**Given records**
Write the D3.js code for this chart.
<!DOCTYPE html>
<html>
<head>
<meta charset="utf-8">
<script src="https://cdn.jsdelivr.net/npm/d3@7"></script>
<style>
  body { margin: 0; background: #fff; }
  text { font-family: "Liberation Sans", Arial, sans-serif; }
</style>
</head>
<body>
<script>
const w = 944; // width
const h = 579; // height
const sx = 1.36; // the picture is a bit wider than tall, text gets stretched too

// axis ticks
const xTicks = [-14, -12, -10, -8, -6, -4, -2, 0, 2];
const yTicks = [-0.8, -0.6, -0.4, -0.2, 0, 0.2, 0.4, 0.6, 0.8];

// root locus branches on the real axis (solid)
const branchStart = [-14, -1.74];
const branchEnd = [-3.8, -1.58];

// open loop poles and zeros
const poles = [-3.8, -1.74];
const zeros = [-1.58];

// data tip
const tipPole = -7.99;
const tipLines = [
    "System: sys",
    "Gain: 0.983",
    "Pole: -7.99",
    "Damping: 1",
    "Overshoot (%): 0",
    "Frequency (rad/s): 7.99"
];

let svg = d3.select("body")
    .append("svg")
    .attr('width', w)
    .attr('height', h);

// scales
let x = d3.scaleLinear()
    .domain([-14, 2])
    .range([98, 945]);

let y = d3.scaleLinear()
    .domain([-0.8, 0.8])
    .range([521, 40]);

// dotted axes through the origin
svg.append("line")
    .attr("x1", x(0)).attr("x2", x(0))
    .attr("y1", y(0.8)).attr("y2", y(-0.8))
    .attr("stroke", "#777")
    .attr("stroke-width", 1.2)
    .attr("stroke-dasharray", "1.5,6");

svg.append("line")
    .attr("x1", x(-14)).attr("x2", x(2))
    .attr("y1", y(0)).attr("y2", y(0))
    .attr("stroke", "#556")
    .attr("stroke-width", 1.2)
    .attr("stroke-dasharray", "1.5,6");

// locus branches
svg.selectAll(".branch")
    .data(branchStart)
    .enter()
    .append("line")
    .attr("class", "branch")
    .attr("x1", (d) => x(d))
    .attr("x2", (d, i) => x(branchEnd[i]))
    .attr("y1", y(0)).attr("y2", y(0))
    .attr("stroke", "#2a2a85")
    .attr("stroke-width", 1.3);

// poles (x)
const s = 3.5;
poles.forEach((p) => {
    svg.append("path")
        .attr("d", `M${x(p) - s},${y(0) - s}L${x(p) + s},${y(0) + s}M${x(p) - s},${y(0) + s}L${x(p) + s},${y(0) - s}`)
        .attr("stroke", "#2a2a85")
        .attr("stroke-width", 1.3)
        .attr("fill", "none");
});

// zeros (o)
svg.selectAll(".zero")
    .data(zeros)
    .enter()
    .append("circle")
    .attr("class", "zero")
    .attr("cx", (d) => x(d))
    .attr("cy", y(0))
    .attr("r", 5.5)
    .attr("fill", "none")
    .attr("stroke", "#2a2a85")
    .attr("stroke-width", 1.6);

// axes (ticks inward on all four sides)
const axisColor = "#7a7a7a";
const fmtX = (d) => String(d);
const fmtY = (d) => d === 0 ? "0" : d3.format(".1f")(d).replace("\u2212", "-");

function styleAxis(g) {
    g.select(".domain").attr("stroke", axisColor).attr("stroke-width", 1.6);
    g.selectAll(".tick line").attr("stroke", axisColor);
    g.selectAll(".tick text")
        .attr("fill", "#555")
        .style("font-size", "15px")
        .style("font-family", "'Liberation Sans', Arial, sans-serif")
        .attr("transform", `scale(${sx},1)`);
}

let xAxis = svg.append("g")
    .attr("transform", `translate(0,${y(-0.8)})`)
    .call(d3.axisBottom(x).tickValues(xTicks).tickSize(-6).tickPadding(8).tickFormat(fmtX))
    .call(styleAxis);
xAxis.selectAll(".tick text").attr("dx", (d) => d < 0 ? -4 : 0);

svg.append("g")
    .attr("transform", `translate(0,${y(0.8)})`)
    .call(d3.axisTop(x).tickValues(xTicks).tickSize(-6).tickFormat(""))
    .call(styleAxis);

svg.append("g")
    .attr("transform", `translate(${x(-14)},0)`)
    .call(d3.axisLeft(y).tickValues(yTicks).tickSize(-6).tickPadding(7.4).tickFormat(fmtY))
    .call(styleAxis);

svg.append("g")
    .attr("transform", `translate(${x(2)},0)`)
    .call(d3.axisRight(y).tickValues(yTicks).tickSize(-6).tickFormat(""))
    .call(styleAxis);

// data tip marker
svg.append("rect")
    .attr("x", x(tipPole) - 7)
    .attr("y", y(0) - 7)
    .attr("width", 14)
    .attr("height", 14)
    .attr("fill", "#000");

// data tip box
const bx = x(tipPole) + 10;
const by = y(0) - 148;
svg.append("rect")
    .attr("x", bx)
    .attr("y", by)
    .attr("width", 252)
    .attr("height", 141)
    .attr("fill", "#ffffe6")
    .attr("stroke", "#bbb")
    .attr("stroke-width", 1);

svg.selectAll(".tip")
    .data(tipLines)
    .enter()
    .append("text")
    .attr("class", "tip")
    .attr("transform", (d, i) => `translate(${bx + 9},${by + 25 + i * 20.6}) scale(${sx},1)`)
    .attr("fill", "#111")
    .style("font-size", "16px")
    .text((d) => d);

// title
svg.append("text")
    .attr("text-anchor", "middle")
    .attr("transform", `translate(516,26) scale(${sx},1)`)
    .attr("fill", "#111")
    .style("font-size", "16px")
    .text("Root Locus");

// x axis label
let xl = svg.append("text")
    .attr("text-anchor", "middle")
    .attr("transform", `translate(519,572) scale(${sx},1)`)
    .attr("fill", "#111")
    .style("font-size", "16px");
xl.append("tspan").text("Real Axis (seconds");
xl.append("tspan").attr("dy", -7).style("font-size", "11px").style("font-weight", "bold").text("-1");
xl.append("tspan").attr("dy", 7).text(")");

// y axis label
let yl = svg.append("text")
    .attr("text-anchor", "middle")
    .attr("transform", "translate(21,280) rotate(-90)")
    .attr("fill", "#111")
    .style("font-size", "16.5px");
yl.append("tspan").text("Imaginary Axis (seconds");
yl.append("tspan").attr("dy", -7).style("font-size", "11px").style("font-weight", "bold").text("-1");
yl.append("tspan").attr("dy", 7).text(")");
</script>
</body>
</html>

==

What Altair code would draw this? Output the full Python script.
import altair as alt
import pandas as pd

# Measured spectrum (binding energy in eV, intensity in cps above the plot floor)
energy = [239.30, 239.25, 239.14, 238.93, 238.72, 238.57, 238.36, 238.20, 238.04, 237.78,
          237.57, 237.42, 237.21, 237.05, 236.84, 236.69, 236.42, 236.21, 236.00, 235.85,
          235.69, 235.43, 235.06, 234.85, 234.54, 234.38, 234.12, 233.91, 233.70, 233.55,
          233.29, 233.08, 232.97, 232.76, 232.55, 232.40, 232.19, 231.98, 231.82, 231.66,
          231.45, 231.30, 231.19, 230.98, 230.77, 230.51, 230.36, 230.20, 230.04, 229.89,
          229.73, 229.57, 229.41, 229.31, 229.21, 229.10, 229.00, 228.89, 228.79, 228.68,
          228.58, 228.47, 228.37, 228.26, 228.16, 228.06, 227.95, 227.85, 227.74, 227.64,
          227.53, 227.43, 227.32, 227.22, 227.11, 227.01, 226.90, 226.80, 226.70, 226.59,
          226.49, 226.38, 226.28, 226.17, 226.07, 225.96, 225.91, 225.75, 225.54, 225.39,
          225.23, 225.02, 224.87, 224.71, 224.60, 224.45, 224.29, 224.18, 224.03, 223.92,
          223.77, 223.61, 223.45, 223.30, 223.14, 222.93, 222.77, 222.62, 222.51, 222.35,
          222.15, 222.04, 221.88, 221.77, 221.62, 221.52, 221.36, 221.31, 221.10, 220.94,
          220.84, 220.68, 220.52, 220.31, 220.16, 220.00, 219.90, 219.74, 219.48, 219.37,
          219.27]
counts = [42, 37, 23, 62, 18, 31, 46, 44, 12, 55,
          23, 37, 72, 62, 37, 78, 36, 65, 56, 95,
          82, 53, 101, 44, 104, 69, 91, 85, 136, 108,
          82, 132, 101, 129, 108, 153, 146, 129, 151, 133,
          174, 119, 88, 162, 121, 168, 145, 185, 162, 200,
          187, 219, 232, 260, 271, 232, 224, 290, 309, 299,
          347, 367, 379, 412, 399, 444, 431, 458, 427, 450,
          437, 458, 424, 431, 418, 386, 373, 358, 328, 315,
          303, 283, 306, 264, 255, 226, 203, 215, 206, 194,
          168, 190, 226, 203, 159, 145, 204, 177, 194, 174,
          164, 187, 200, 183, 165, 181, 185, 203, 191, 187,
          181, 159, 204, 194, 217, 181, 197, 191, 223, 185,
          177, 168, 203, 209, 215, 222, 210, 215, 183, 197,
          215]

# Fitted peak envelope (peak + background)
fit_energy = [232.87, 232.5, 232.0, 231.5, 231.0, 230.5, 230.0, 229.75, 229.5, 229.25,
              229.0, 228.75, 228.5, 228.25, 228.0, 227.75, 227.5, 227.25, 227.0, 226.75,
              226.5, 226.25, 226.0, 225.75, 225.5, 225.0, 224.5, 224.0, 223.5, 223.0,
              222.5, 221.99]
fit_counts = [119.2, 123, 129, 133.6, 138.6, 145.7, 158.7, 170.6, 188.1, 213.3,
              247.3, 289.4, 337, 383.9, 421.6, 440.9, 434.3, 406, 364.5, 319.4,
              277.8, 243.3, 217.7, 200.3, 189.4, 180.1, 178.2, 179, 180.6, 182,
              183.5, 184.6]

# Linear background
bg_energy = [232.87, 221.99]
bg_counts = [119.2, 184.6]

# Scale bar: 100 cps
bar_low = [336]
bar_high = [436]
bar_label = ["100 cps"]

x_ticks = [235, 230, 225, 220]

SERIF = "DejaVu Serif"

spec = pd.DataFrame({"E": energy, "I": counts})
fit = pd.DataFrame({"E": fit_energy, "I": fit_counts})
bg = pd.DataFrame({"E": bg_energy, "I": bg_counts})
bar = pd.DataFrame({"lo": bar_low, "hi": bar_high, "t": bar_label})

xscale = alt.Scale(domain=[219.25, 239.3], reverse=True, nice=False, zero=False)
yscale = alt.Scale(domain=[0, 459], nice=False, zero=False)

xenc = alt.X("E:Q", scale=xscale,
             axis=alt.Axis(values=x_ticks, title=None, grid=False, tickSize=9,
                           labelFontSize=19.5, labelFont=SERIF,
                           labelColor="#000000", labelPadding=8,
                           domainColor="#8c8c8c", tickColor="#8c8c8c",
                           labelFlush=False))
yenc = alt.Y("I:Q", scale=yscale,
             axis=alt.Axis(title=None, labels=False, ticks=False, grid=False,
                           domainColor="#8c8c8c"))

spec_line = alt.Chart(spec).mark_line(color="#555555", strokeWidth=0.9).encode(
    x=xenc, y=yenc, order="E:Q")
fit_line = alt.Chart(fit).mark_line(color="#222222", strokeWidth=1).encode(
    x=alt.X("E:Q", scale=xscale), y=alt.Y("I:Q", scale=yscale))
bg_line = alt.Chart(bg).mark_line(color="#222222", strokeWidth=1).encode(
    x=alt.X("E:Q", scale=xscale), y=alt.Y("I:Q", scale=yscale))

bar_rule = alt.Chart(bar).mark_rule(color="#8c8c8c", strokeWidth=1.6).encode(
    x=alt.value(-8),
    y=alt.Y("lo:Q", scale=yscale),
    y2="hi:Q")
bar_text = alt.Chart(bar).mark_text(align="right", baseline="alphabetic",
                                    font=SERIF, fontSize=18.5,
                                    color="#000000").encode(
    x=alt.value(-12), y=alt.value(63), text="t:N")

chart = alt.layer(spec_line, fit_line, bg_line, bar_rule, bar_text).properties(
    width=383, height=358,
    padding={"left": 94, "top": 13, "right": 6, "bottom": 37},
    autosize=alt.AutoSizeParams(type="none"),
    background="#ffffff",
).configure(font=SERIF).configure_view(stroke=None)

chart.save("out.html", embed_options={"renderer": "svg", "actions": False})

**What you should do**
Repeat exactly the lines from the one that contains "What Altair code" through the one that contains "import pandas as pd", and only those.

**Reply to the exercise**
What Altair code would draw this? Output the full Python script.
import altair as alt
import pandas as pd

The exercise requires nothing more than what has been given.